### Data rows
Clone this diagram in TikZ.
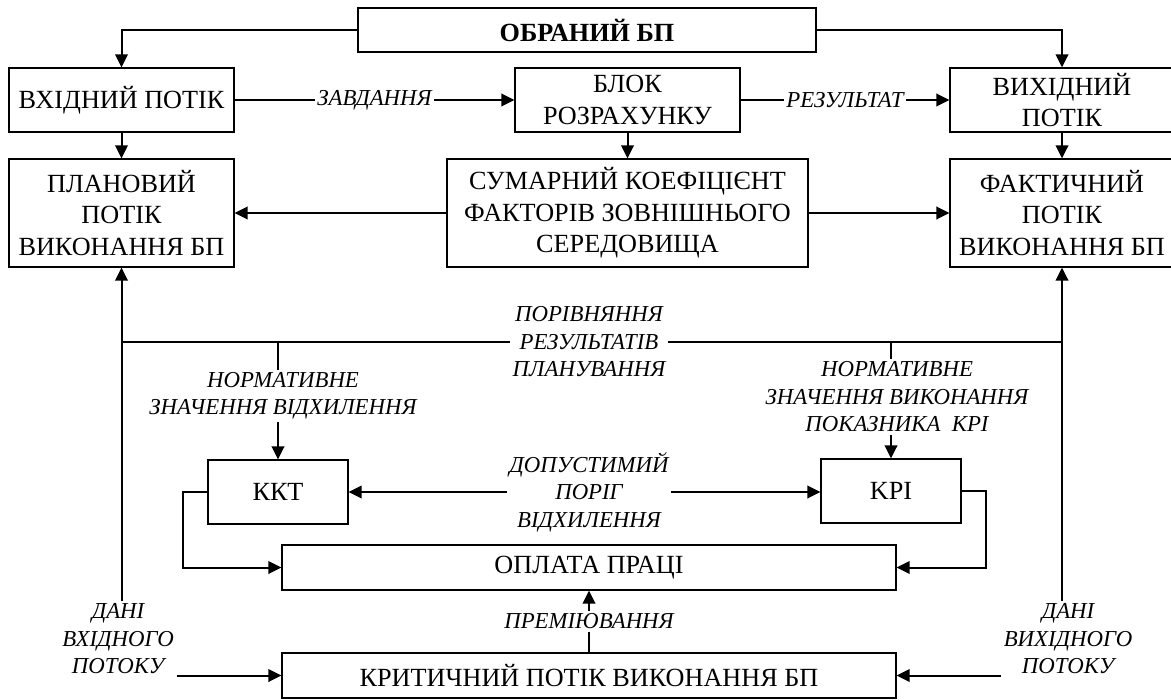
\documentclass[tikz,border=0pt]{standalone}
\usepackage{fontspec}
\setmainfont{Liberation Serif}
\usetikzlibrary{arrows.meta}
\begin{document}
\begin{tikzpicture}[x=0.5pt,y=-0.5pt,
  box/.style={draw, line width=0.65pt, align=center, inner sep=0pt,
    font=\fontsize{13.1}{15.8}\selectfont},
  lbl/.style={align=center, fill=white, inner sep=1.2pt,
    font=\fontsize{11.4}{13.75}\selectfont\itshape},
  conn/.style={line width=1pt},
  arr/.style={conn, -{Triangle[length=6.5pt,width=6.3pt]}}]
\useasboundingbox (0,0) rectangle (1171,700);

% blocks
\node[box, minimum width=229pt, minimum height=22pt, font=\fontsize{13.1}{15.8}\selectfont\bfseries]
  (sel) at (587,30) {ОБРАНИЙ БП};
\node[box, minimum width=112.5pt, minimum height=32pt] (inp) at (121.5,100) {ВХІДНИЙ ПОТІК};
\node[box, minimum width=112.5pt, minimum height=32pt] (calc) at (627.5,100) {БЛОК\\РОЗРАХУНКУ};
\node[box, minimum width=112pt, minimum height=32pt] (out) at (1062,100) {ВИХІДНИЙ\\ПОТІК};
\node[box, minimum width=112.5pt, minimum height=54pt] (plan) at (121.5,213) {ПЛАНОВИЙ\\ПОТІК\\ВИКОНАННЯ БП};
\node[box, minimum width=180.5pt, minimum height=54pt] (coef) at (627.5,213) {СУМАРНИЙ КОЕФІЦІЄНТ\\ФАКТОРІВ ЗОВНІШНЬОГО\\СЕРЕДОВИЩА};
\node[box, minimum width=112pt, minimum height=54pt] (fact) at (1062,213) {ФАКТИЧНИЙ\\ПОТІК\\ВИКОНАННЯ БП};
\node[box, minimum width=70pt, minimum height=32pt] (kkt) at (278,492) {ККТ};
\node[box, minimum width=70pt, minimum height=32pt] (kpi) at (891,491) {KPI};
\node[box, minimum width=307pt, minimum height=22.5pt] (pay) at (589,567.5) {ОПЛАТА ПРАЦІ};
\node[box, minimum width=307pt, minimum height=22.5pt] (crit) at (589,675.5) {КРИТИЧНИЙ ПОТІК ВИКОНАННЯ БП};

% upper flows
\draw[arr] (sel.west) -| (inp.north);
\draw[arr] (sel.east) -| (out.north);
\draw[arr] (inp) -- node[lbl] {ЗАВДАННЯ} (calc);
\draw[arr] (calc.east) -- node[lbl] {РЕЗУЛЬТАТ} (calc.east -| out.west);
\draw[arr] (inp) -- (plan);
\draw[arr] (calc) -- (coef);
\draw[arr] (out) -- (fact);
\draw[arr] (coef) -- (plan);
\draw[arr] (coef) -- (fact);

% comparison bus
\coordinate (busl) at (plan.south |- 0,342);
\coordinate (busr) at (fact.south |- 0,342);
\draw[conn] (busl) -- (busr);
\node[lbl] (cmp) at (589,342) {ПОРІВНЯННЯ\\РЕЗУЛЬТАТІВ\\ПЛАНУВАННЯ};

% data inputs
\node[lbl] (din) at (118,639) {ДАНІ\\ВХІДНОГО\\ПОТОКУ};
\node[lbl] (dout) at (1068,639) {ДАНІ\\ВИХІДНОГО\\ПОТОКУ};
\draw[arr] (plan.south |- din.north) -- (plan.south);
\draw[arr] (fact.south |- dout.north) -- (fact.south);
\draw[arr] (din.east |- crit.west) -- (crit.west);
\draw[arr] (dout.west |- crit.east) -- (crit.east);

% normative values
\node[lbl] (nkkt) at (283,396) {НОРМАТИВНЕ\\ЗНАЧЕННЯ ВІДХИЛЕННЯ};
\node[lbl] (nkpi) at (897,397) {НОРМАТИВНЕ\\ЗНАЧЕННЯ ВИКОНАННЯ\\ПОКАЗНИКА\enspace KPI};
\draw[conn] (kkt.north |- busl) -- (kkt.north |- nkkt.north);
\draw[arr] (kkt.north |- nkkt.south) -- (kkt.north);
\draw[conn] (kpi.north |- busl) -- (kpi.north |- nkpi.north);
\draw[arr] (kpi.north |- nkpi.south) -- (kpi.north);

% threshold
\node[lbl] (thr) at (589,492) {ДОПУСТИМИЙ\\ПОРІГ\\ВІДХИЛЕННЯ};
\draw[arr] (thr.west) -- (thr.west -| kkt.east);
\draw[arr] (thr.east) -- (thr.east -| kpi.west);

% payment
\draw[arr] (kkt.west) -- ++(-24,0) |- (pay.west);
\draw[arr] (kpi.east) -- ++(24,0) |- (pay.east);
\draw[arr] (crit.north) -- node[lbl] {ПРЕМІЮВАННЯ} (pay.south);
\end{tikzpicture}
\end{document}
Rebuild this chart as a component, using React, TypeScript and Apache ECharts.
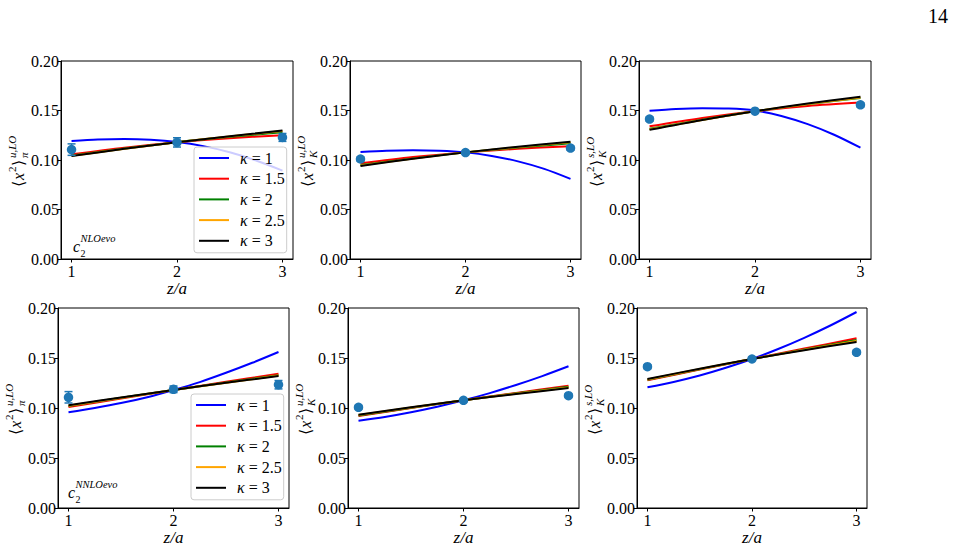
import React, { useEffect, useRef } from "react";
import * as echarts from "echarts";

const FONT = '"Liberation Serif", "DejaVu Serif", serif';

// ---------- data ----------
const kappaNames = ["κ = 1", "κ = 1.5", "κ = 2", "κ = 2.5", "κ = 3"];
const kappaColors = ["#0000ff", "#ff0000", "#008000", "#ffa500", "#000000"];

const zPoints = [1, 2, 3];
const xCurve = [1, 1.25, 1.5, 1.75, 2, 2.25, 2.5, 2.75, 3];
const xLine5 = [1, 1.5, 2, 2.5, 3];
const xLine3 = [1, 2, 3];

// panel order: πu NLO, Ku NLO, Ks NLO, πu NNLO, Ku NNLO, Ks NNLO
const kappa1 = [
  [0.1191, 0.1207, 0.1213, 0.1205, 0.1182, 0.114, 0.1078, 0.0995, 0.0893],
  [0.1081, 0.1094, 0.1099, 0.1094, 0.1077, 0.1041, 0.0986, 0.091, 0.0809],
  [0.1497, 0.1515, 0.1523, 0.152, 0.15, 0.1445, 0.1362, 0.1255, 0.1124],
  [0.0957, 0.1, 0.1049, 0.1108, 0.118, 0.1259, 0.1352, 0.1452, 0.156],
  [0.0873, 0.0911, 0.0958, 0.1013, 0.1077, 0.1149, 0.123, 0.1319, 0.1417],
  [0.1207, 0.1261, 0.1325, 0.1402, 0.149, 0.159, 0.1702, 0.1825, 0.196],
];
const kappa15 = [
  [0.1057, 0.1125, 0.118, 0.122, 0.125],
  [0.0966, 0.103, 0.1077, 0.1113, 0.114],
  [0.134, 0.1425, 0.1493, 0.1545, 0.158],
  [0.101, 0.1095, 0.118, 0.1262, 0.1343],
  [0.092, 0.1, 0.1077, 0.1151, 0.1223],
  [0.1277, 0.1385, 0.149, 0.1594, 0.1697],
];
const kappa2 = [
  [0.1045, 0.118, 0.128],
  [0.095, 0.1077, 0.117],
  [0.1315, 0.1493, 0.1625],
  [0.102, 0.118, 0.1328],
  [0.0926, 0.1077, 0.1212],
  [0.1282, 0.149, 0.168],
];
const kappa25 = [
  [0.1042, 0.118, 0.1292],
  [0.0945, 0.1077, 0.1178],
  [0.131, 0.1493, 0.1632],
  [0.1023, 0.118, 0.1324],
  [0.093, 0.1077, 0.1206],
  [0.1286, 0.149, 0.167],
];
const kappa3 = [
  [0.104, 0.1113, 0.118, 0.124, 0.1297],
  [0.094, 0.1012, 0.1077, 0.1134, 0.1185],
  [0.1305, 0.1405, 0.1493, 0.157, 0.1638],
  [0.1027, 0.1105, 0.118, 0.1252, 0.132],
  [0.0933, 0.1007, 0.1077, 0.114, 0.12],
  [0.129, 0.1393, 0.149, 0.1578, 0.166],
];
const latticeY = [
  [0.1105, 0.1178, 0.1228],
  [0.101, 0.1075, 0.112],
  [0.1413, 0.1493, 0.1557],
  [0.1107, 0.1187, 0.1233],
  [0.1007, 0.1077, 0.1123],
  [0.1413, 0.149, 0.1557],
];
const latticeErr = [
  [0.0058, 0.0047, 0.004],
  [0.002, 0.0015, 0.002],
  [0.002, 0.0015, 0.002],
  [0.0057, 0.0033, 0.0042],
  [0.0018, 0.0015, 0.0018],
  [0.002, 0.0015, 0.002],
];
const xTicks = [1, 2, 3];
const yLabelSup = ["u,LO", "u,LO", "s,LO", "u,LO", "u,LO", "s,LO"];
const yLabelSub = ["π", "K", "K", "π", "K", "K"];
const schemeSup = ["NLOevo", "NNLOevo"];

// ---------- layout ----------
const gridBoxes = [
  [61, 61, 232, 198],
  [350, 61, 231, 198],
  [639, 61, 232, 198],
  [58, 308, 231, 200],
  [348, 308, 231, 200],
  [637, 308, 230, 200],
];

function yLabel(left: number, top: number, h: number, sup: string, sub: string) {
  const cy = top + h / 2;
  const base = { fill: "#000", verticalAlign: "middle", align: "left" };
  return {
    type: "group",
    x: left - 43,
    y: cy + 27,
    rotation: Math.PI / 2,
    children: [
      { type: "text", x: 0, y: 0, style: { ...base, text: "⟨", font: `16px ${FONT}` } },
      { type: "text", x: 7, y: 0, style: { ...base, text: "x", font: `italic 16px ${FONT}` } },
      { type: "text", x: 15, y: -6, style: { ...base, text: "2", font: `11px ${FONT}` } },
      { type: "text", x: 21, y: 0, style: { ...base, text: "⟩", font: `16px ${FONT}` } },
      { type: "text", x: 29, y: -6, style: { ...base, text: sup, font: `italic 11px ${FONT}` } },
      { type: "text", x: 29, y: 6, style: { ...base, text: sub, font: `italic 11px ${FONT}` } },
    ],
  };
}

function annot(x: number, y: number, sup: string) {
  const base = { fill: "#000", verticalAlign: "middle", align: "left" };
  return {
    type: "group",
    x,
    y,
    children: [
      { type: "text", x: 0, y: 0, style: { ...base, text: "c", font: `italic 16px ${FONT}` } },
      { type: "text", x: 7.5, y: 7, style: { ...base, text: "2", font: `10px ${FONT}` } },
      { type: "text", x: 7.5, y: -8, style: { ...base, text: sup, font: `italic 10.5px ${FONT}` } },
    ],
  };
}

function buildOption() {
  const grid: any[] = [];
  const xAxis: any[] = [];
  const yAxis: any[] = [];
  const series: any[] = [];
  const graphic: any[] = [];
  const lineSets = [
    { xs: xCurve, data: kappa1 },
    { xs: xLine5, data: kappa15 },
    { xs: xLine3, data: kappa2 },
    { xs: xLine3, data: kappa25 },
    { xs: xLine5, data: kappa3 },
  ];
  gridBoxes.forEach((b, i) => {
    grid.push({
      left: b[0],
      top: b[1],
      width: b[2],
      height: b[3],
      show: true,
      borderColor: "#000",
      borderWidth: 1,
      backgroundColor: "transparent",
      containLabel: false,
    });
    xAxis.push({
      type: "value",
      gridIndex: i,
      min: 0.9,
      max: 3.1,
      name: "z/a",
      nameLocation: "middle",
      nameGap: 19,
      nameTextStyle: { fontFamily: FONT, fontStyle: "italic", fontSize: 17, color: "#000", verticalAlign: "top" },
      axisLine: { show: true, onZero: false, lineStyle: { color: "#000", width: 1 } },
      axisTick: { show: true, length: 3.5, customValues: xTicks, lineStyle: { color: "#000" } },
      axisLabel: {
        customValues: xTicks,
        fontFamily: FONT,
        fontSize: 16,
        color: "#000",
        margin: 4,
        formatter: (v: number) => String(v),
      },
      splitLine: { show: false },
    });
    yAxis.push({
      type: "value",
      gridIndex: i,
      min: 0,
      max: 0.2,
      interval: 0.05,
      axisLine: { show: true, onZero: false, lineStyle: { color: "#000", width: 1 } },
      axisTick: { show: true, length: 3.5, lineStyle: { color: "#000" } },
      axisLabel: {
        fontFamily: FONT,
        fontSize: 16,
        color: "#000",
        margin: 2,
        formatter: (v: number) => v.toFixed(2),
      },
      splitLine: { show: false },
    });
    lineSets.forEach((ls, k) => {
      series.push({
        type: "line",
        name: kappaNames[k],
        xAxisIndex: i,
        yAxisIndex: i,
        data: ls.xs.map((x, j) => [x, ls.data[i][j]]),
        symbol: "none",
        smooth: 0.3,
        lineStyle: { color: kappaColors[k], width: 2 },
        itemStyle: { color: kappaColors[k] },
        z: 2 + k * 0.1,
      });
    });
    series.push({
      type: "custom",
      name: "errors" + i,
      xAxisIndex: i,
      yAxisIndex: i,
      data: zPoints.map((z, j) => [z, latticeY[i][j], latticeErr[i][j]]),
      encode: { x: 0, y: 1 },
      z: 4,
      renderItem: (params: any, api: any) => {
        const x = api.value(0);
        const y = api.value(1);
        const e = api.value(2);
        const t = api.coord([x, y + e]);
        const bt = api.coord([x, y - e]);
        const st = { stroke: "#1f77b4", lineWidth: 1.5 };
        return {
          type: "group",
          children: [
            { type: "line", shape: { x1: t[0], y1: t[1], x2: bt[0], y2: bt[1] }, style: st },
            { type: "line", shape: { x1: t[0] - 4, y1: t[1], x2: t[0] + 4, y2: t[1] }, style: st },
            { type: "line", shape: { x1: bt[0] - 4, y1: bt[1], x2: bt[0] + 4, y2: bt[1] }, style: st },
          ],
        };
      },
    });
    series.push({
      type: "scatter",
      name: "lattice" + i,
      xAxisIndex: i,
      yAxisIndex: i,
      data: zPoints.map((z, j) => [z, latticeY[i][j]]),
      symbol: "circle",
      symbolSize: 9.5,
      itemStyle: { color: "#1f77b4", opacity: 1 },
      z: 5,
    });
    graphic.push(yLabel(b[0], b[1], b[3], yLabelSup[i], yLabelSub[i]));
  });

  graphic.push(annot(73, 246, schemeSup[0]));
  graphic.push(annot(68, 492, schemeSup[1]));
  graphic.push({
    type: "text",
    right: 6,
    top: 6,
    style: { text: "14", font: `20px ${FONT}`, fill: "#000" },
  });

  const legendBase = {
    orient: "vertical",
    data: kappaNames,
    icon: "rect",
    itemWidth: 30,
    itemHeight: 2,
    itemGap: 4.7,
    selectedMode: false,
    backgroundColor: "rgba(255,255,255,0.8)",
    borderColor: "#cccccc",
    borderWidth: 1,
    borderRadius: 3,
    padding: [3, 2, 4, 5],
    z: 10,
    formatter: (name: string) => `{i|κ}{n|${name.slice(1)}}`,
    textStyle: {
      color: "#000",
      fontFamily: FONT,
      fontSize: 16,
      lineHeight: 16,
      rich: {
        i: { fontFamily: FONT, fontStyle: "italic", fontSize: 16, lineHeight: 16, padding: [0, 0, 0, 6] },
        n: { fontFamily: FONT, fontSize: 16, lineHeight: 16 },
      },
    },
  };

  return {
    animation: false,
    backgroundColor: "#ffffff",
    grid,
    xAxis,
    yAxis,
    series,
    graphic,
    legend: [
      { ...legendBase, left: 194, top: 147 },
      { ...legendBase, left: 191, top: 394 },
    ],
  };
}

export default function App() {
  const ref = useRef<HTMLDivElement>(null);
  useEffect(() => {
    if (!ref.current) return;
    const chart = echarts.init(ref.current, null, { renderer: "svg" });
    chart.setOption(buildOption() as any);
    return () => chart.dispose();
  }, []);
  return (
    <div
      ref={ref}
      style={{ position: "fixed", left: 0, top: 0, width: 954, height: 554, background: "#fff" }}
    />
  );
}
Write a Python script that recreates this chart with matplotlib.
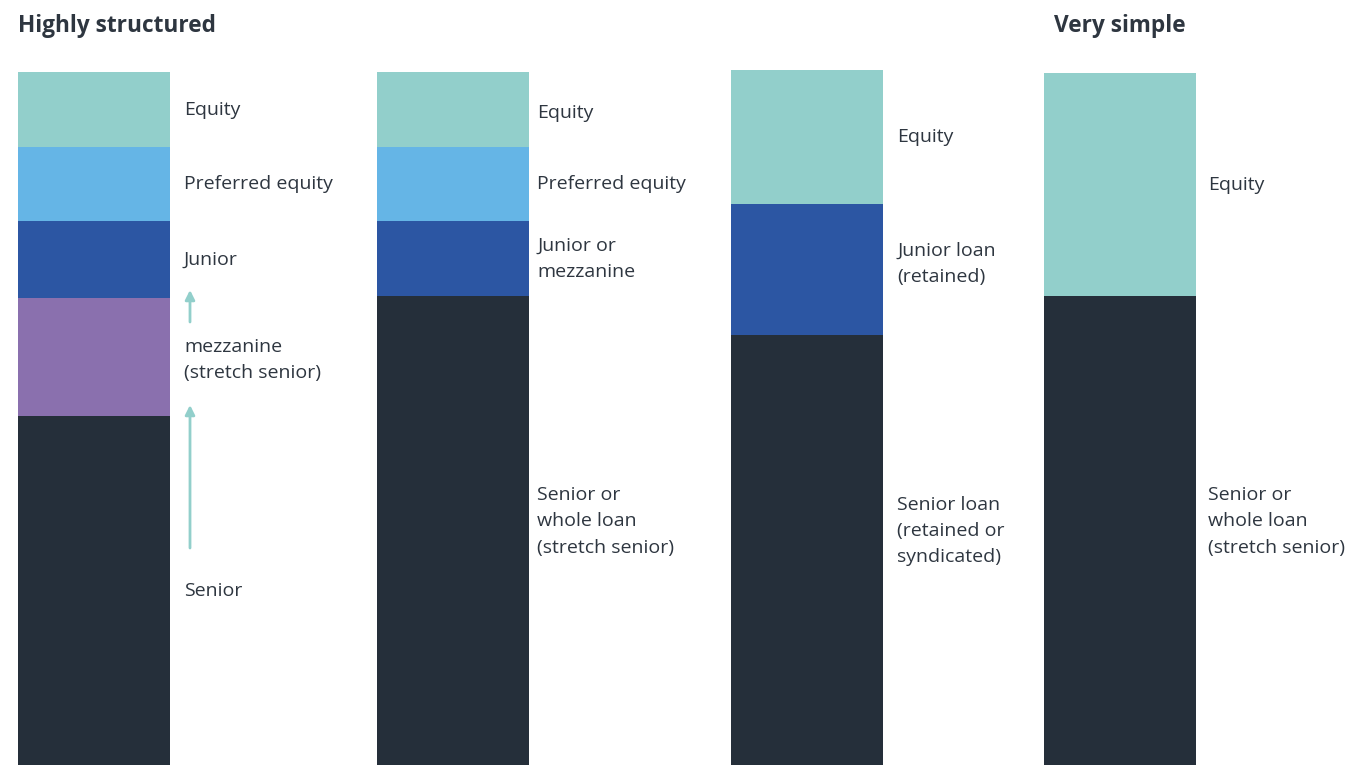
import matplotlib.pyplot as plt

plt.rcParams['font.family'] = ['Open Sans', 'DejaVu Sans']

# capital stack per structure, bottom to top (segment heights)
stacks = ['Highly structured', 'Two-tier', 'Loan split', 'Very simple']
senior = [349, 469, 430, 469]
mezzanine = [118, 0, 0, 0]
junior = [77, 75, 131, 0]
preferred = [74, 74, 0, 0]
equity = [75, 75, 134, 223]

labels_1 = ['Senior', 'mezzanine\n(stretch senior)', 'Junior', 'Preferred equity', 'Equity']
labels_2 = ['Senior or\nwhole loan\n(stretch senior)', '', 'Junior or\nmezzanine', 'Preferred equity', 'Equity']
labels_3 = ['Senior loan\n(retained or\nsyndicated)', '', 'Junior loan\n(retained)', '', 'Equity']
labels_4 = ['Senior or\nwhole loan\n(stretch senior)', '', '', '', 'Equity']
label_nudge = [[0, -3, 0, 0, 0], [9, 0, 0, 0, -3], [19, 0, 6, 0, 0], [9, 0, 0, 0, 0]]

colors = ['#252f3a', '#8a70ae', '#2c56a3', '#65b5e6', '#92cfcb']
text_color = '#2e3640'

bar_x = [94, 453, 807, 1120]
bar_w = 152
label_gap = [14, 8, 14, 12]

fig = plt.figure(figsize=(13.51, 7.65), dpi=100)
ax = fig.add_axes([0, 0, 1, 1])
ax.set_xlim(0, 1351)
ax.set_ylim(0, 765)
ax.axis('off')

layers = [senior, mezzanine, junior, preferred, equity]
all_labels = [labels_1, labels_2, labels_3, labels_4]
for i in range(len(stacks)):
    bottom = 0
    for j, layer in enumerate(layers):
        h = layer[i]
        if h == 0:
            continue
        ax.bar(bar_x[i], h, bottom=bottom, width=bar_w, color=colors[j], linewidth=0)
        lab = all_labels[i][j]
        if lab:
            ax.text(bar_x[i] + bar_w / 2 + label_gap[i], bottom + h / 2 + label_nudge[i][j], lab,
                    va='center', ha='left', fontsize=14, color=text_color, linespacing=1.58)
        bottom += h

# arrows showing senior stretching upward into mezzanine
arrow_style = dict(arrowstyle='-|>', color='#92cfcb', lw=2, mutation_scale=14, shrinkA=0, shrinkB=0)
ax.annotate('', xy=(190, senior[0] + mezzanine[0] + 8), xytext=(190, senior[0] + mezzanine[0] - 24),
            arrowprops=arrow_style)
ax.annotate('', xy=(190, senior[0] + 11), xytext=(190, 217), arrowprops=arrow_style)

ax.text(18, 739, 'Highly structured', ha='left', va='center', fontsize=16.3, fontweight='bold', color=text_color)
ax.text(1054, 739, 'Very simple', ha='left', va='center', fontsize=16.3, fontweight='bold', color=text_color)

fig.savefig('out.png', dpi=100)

### Aim of the task
The lines to reproduce run from the one above containing "Rebuild this chart" through the one containing "const xLine3 = [1, 2, 3];". Copy them exactly and leave out all pictures.

### Response to the task
Rebuild this chart as a component, using React, TypeScript and Apache ECharts.
import React, { useEffect, useRef } from "react";
import * as echarts from "echarts";

const FONT = '"Liberation Serif", "DejaVu Serif", serif';

// ---------- data ----------
const kappaNames = ["κ = 1", "κ = 1.5", "κ = 2", "κ = 2.5", "κ = 3"];
const kappaColors = ["#0000ff", "#ff0000", "#008000", "#ffa500", "#000000"];

const zPoints = [1, 2, 3];
const xCurve = [1, 1.25, 1.5, 1.75, 2, 2.25, 2.5, 2.75, 3];
const xLine5 = [1, 1.5, 2, 2.5, 3];
const xLine3 = [1, 2, 3];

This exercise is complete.